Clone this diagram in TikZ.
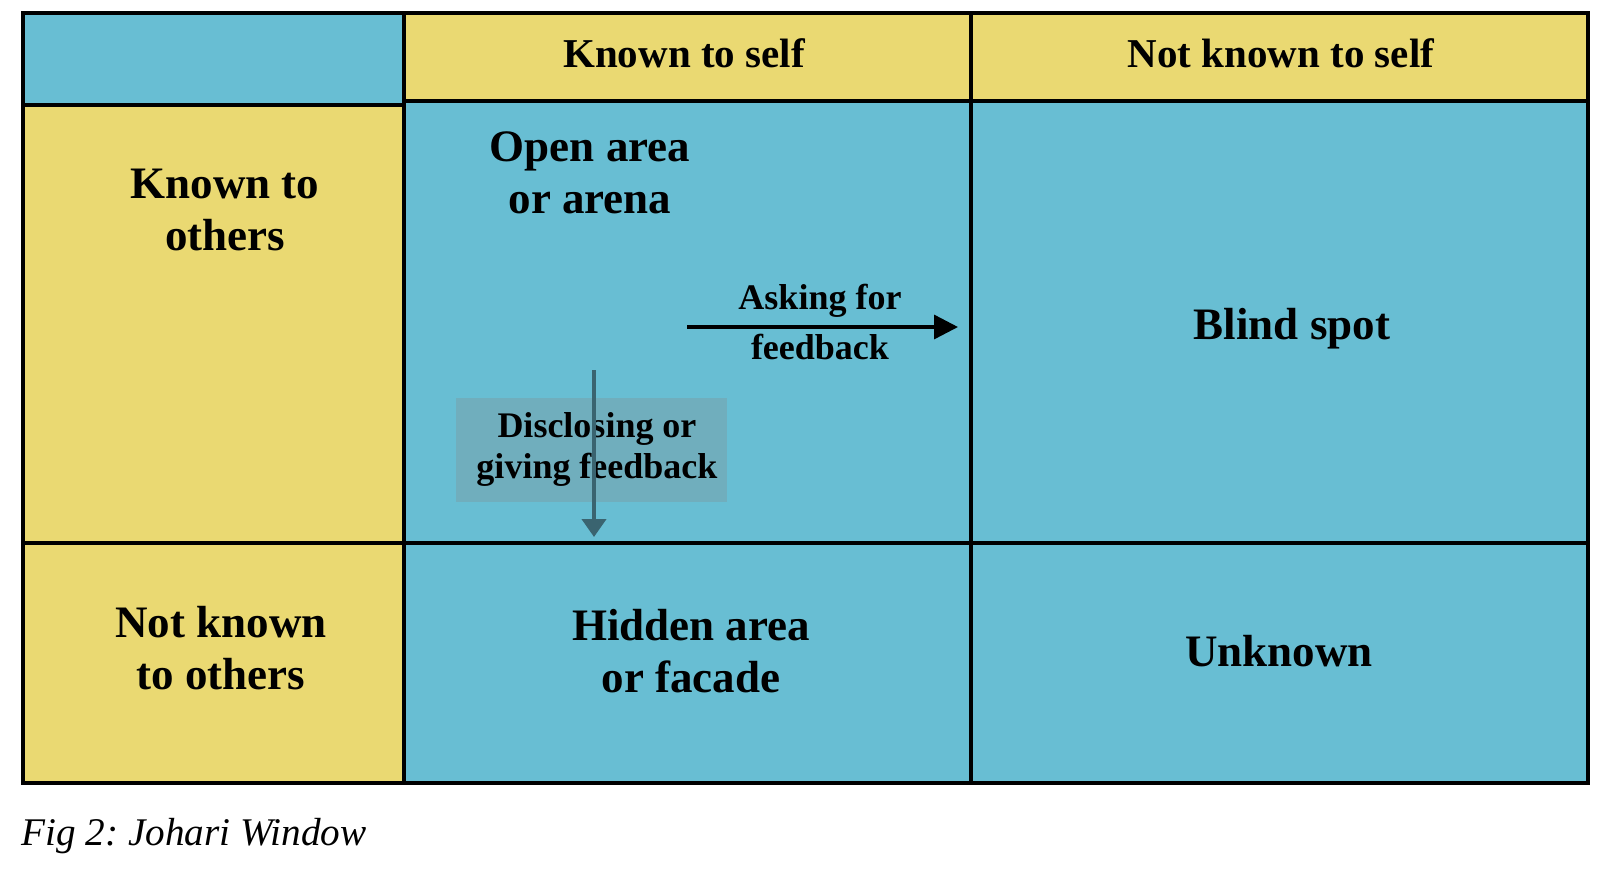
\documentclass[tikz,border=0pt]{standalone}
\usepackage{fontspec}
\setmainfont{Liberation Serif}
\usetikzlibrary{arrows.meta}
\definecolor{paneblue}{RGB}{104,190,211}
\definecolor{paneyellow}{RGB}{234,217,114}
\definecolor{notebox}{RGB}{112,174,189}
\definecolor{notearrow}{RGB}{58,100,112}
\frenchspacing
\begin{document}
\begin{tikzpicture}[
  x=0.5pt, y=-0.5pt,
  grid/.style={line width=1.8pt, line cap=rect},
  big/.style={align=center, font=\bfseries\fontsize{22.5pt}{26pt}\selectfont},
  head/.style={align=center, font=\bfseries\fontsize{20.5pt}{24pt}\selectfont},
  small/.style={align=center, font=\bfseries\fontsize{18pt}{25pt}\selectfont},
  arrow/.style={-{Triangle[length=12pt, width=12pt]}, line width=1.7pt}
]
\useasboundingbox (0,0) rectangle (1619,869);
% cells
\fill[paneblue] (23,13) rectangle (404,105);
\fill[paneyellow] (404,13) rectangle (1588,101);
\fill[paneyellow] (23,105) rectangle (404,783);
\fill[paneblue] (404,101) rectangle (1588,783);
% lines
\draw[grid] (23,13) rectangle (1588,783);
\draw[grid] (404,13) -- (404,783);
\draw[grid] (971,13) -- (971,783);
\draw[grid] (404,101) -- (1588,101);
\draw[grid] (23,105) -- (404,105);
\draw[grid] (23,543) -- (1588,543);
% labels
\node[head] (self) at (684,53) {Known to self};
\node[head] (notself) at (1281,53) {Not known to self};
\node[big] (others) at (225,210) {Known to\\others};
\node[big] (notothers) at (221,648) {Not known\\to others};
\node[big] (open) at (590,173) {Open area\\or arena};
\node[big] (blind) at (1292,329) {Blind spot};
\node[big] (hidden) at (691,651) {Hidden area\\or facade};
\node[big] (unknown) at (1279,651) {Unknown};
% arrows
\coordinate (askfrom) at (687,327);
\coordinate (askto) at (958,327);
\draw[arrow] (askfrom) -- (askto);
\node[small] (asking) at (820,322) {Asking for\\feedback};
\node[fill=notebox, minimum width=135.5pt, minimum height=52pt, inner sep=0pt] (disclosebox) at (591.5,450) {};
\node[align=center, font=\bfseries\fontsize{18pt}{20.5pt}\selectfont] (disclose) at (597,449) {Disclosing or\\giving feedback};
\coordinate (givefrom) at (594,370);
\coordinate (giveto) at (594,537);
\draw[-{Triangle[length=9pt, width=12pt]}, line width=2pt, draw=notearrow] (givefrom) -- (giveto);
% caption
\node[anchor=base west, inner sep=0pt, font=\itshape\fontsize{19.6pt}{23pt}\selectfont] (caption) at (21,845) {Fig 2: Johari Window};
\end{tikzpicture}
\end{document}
------------------------------------------------------------
### [Written request]
Retype the whole listing exactly and leave the pictures out.

### [Output below]
Clone this diagram in TikZ.
\documentclass[tikz,border=0pt]{standalone}
\usepackage{fontspec}
\setmainfont{Liberation Serif}
\usetikzlibrary{arrows.meta}
\definecolor{paneblue}{RGB}{104,190,211}
\definecolor{paneyellow}{RGB}{234,217,114}
\definecolor{notebox}{RGB}{112,174,189}
\definecolor{notearrow}{RGB}{58,100,112}
\frenchspacing
\begin{document}
\begin{tikzpicture}[
  x=0.5pt, y=-0.5pt,
  grid/.style={line width=1.8pt, line cap=rect},
  big/.style={align=center, font=\bfseries\fontsize{22.5pt}{26pt}\selectfont},
  head/.style={align=center, font=\bfseries\fontsize{20.5pt}{24pt}\selectfont},
  small/.style={align=center, font=\bfseries\fontsize{18pt}{25pt}\selectfont},
  arrow/.style={-{Triangle[length=12pt, width=12pt]}, line width=1.7pt}
]
\useasboundingbox (0,0) rectangle (1619,869);
% cells
\fill[paneblue] (23,13) rectangle (404,105);
\fill[paneyellow] (404,13) rectangle (1588,101);
\fill[paneyellow] (23,105) rectangle (404,783);
\fill[paneblue] (404,101) rectangle (1588,783);
% lines
\draw[grid] (23,13) rectangle (1588,783);
\draw[grid] (404,13) -- (404,783);
\draw[grid] (971,13) -- (971,783);
\draw[grid] (404,101) -- (1588,101);
\draw[grid] (23,105) -- (404,105);
\draw[grid] (23,543) -- (1588,543);
% labels
\node[head] (self) at (684,53) {Known to self};
\node[head] (notself) at (1281,53) {Not known to self};
\node[big] (others) at (225,210) {Known to\\others};
\node[big] (notothers) at (221,648) {Not known\\to others};
\node[big] (open) at (590,173) {Open area\\or arena};
\node[big] (blind) at (1292,329) {Blind spot};
\node[big] (hidden) at (691,651) {Hidden area\\or facade};
\node[big] (unknown) at (1279,651) {Unknown};
% arrows
\coordinate (askfrom) at (687,327);
\coordinate (askto) at (958,327);
\draw[arrow] (askfrom) -- (askto);
\node[small] (asking) at (820,322) {Asking for\\feedback};
\node[fill=notebox, minimum width=135.5pt, minimum height=52pt, inner sep=0pt] (disclosebox) at (591.5,450) {};
\node[align=center, font=\bfseries\fontsize{18pt}{20.5pt}\selectfont] (disclose) at (597,449) {Disclosing or\\giving feedback};
\coordinate (givefrom) at (594,370);
\coordinate (giveto) at (594,537);
\draw[-{Triangle[length=9pt, width=12pt]}, line width=2pt, draw=notearrow] (givefrom) -- (giveto);
% caption
\node[anchor=base west, inner sep=0pt, font=\itshape\fontsize{19.6pt}{23pt}\selectfont] (caption) at (21,845) {Fig 2: Johari Window};
\end{tikzpicture}
\end{document}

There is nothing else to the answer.